Houlding says NZ was well-positioned to capitalise on the summit’s where rhetoric and absence of data are likely to be notable features.

“It is a good opportunity for us to take a pragmatic, data-based approach to this. There is a gap for us to walk into here,” Holding said.

Those numbers will relate to greenhouse gas (GHG) calculations, an area NZ was doubling down on in light of He Waka Eka Noa’s requirements for all NZ farms to have recorded their GHG emissions by the end of next year.

However, NZ needed to be cognisant that food security and scarcity remains a living memory for many countries, and while NZ as a whole may be addressing carbon, these other countries were not so engaged as they continued to work to maintain, or improve, their food security first.

Another feature of what he described as a “massive and hard to negotiate” summit was the role of indigenous people in food systems.

“Generally, when you hear about indigenous people and food systems, it goes to subsistence. But here in NZ we have Māori engagement right across the food system, with scale,” he said.

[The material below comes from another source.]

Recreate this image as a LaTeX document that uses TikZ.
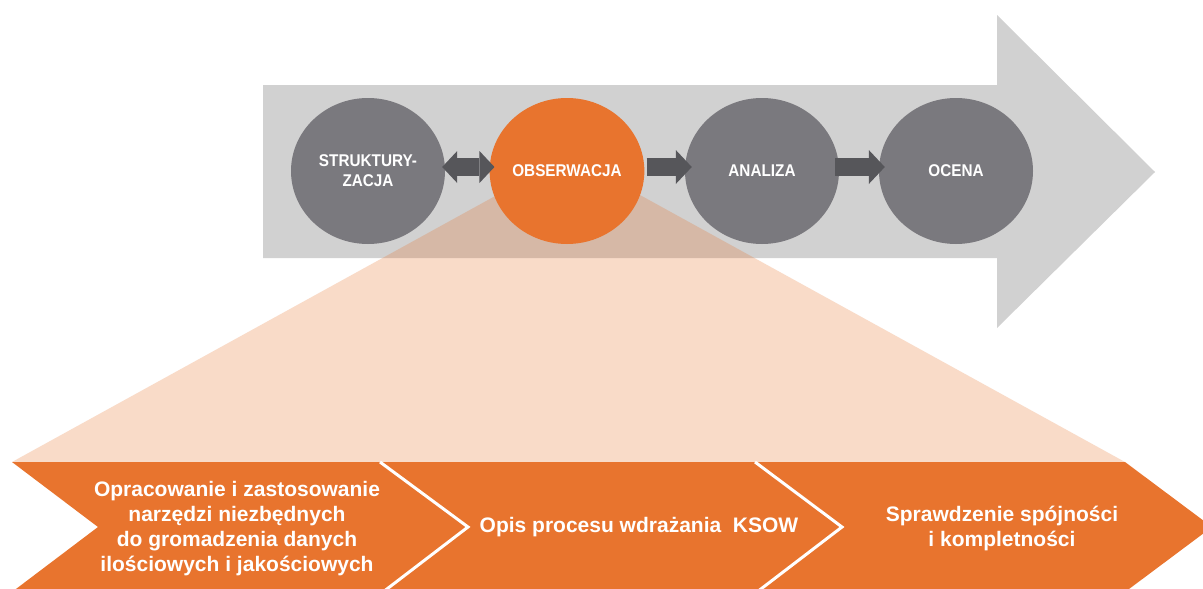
\documentclass[tikz,border=0pt]{standalone}
\usepackage{fontspec}
\setmainfont{Liberation Sans}
\newfontfamily\phasefont{Liberation Sans}[FakeStretch=0.9]
\usetikzlibrary{arrows.meta,shapes.geometric,calc}

\definecolor{orng}{HTML}{E8742E}
\definecolor{stepgrey}{HTML}{7A797E}
\definecolor{bandgrey}{HTML}{D1D1D1}
\definecolor{linkgrey}{HTML}{56565A}

\begin{document}
\begin{tikzpicture}[x=1pt,y=-1pt,
  phase/.style={ellipse, minimum width=154pt, minimum height=146pt, inner sep=0pt,
    text=white, font=\phasefont\fontsize{17}{20}\selectfont\bfseries, align=center},
  onelink/.style={draw=linkgrey, line width=18pt,
    -{Triangle[length=16pt 0 0, width=34pt 0 0, line width=0pt]}},
  twolink/.style={draw=linkgrey, line width=18pt,
    {Triangle[length=15pt 0 0, width=32pt 0 0, line width=0pt]}-{Triangle[length=15pt 0 0, width=32pt 0 0, line width=0pt]}},
  steptext/.style={inner sep=0pt, text=white, align=center,
    font=\fontsize{21}{25}\selectfont\bfseries}
]
\useasboundingbox (0,0) rectangle (1203,589);
\fill[white] (0,0) rectangle (1203,589);

% large process arrow in the background
\fill[bandgrey] (263,85) -- (997,85) -- (997,15) -- (1155,172) -- (997,328)
  -- (997,258) -- (263,258) -- cycle;

% translucent funnel from the observation phase down to its steps
\fill[orng, opacity=0.26] (497,195) -- (640,195) -- (1125,462) -- (12,462) -- cycle;

% phases
\node[phase, fill=stepgrey] (s) at (368,171) {STRUKTURY-\\ZACJA};
\node[phase, fill=orng]     (o) at (567,171) {OBSERWACJA};
\node[phase, fill=stepgrey] (a) at (762,171) {ANALIZA};
\node[phase, fill=stepgrey] (c) at (956,171) {OCENA};

% links between phases
\draw[twolink, shorten <=-3pt, shorten >=-5pt] ($(s.east)+(0,-4)$) -- ($(o.west)+(0,-4)$);
\draw[onelink, shorten <=2pt, shorten >=-7pt] ($(o.east)+(0,-4)$) -- ($(a.west)+(0,-4)$);
\draw[onelink, shorten <=-4pt, shorten >=-6pt] ($(a.east)+(0,-4)$) -- ($(c.west)+(0,-4)$);

% chevron band of observation steps
\begin{scope}
  \clip (0,0) rectangle (1203,589);
  \fill[orng] (12,462) -- (1125,462) -- (1212,527) -- (1125,592) -- (12,592)
    -- (98,527) -- cycle;
  \draw[white, line width=3pt, line join=miter] (380,462) -- (468,527) -- (383,592);
  \draw[white, line width=3pt, line join=miter] (755,462) -- (842,527) -- (757,592);
\end{scope}

\node[steptext] (t1) at (237,529) {Opracowanie i zastosowanie\\narzędzi niezbędnych\\do gromadzenia danych\\ilościowych i jakościowych};
\node[steptext] (t2) at (639,527) {Opis procesu wdrażania\ \ KSOW};
\node[steptext] (t3) at (1002,528) {Sprawdzenie spójności\\i kompletności};
\end{tikzpicture}
\end{document}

Houlding provided an update on trade positions, coming at a time when NZ could afford to be more selective and demanding about the types of trade agreements it struck with partner countries.

He was encouraged by support from the United Kingdom for a repurposing of agricultural subsidies, with an acknowledgement about the environmental impact subsidies have, and their impact upon developing countries’ ability to expand their food producing economies.

“There is a view that subsidies are public money that should be for public good. It will be interesting to see where they take that,” he said.

The touted Agriculture Bill is seen as a departure from previous subsidy policy under the EU.

It is a “strings attached approach” and means farmers will only get state aid if they deliver outcomes everyone benefits from but are not usually paid for, such as clean air, water, biodiversity and landscape access.

The Bill has, however, also been slammed by environmentalists for its lack of action on unsustainable practices.

He was optimistic greater understanding of subsidies’ environmental costs would also put the spotlight back on the World Trade Organisation; long moribund and limited in its prosecuting capabilities.

Concern around sustainability came as global hunger levels have risen in the past three years to about 700 million people.

Expectations are this is likely to rise with covid impacting countries’ ability to supply needy populations.